■ **TASK DESCRIPTION**
Copy out all of the data below with no alterations.

-- START OF SUPPLIED INFORMATION --

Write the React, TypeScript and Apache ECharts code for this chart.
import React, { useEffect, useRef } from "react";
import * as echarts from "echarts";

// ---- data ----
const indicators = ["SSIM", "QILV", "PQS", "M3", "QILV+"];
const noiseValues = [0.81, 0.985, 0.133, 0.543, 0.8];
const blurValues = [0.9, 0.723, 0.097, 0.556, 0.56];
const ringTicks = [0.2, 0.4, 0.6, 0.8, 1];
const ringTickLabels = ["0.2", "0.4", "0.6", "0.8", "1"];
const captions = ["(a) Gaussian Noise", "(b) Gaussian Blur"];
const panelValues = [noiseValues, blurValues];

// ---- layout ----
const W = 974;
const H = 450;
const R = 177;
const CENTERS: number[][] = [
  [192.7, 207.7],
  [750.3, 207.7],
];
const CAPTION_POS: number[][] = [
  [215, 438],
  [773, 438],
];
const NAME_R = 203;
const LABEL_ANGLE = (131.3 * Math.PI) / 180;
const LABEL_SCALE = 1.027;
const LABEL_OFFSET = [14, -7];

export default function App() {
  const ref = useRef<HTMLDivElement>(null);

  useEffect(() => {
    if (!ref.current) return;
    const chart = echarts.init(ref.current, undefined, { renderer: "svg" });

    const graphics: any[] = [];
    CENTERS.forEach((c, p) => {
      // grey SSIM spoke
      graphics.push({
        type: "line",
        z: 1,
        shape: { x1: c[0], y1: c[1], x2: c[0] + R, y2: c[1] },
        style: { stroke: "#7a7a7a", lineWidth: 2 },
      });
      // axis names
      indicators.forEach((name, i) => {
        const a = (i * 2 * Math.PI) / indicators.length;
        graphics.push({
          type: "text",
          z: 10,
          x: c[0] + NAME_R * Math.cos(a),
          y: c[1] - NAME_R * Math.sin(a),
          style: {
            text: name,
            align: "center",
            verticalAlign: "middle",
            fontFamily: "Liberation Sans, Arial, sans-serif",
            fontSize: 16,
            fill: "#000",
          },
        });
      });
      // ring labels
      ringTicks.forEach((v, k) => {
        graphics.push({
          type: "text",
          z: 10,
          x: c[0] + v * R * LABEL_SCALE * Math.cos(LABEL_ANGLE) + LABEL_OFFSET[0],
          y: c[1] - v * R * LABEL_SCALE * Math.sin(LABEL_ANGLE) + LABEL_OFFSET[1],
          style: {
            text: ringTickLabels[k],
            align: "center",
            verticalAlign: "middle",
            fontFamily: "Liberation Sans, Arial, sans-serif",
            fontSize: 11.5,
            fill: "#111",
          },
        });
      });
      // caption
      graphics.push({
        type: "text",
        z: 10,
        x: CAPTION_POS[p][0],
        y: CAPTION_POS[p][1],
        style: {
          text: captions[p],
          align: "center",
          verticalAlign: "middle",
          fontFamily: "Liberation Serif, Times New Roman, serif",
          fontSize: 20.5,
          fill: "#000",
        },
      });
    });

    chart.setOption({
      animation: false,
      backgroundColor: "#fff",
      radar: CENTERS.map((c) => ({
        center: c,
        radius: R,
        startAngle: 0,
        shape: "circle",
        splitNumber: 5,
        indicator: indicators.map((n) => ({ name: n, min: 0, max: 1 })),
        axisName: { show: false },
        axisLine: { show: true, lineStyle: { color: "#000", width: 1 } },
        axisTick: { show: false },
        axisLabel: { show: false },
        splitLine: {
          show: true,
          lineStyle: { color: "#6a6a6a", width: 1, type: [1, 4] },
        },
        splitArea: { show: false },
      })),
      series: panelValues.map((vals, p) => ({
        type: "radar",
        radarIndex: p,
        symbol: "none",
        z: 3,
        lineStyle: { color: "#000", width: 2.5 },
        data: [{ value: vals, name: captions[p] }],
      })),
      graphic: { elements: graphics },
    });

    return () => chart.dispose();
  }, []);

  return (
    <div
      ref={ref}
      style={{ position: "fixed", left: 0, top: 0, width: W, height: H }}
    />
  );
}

-- END OF SUPPLIED INFORMATION --

■ **RESPONSE BELOW**
Write the React, TypeScript and Apache ECharts code for this chart.
import React, { useEffect, useRef } from "react";
import * as echarts from "echarts";

// ---- data ----
const indicators = ["SSIM", "QILV", "PQS", "M3", "QILV+"];
const noiseValues = [0.81, 0.985, 0.133, 0.543, 0.8];
const blurValues = [0.9, 0.723, 0.097, 0.556, 0.56];
const ringTicks = [0.2, 0.4, 0.6, 0.8, 1];
const ringTickLabels = ["0.2", "0.4", "0.6", "0.8", "1"];
const captions = ["(a) Gaussian Noise", "(b) Gaussian Blur"];
const panelValues = [noiseValues, blurValues];

// ---- layout ----
const W = 974;
const H = 450;
const R = 177;
const CENTERS: number[][] = [
  [192.7, 207.7],
  [750.3, 207.7],
];
const CAPTION_POS: number[][] = [
  [215, 438],
  [773, 438],
];
const NAME_R = 203;
const LABEL_ANGLE = (131.3 * Math.PI) / 180;
const LABEL_SCALE = 1.027;
const LABEL_OFFSET = [14, -7];

export default function App() {
  const ref = useRef<HTMLDivElement>(null);

  useEffect(() => {
    if (!ref.current) return;
    const chart = echarts.init(ref.current, undefined, { renderer: "svg" });

    const graphics: any[] = [];
    CENTERS.forEach((c, p) => {
      // grey SSIM spoke
      graphics.push({
        type: "line",
        z: 1,
        shape: { x1: c[0], y1: c[1], x2: c[0] + R, y2: c[1] },
        style: { stroke: "#7a7a7a", lineWidth: 2 },
      });
      // axis names
      indicators.forEach((name, i) => {
        const a = (i * 2 * Math.PI) / indicators.length;
        graphics.push({
          type: "text",
          z: 10,
          x: c[0] + NAME_R * Math.cos(a),
          y: c[1] - NAME_R * Math.sin(a),
          style: {
            text: name,
            align: "center",
            verticalAlign: "middle",
            fontFamily: "Liberation Sans, Arial, sans-serif",
            fontSize: 16,
            fill: "#000",
          },
        });
      });
      // ring labels
      ringTicks.forEach((v, k) => {
        graphics.push({
          type: "text",
          z: 10,
          x: c[0] + v * R * LABEL_SCALE * Math.cos(LABEL_ANGLE) + LABEL_OFFSET[0],
          y: c[1] - v * R * LABEL_SCALE * Math.sin(LABEL_ANGLE) + LABEL_OFFSET[1],
          style: {
            text: ringTickLabels[k],
            align: "center",
            verticalAlign: "middle",
            fontFamily: "Liberation Sans, Arial, sans-serif",
            fontSize: 11.5,
            fill: "#111",
          },
        });
      });
      // caption
      graphics.push({
        type: "text",
        z: 10,
        x: CAPTION_POS[p][0],
        y: CAPTION_POS[p][1],
        style: {
          text: captions[p],
          align: "center",
          verticalAlign: "middle",
          fontFamily: "Liberation Serif, Times New Roman, serif",
          fontSize: 20.5,
          fill: "#000",
        },
      });
    });

    chart.setOption({
      animation: false,
      backgroundColor: "#fff",
      radar: CENTERS.map((c) => ({
        center: c,
        radius: R,
        startAngle: 0,
        shape: "circle",
        splitNumber: 5,
        indicator: indicators.map((n) => ({ name: n, min: 0, max: 1 })),
        axisName: { show: false },
        axisLine: { show: true, lineStyle: { color: "#000", width: 1 } },
        axisTick: { show: false },
        axisLabel: { show: false },
        splitLine: {
          show: true,
          lineStyle: { color: "#6a6a6a", width: 1, type: [1, 4] },
        },
        splitArea: { show: false },
      })),
      series: panelValues.map((vals, p) => ({
        type: "radar",
        radarIndex: p,
        symbol: "none",
        z: 3,
        lineStyle: { color: "#000", width: 2.5 },
        data: [{ value: vals, name: captions[p] }],
      })),
      graphic: { elements: graphics },
    });

    return () => chart.dispose();
  }, []);

  return (
    <div
      ref={ref}
      style={{ position: "fixed", left: 0, top: 0, width: W, height: H }}
    />
  );
}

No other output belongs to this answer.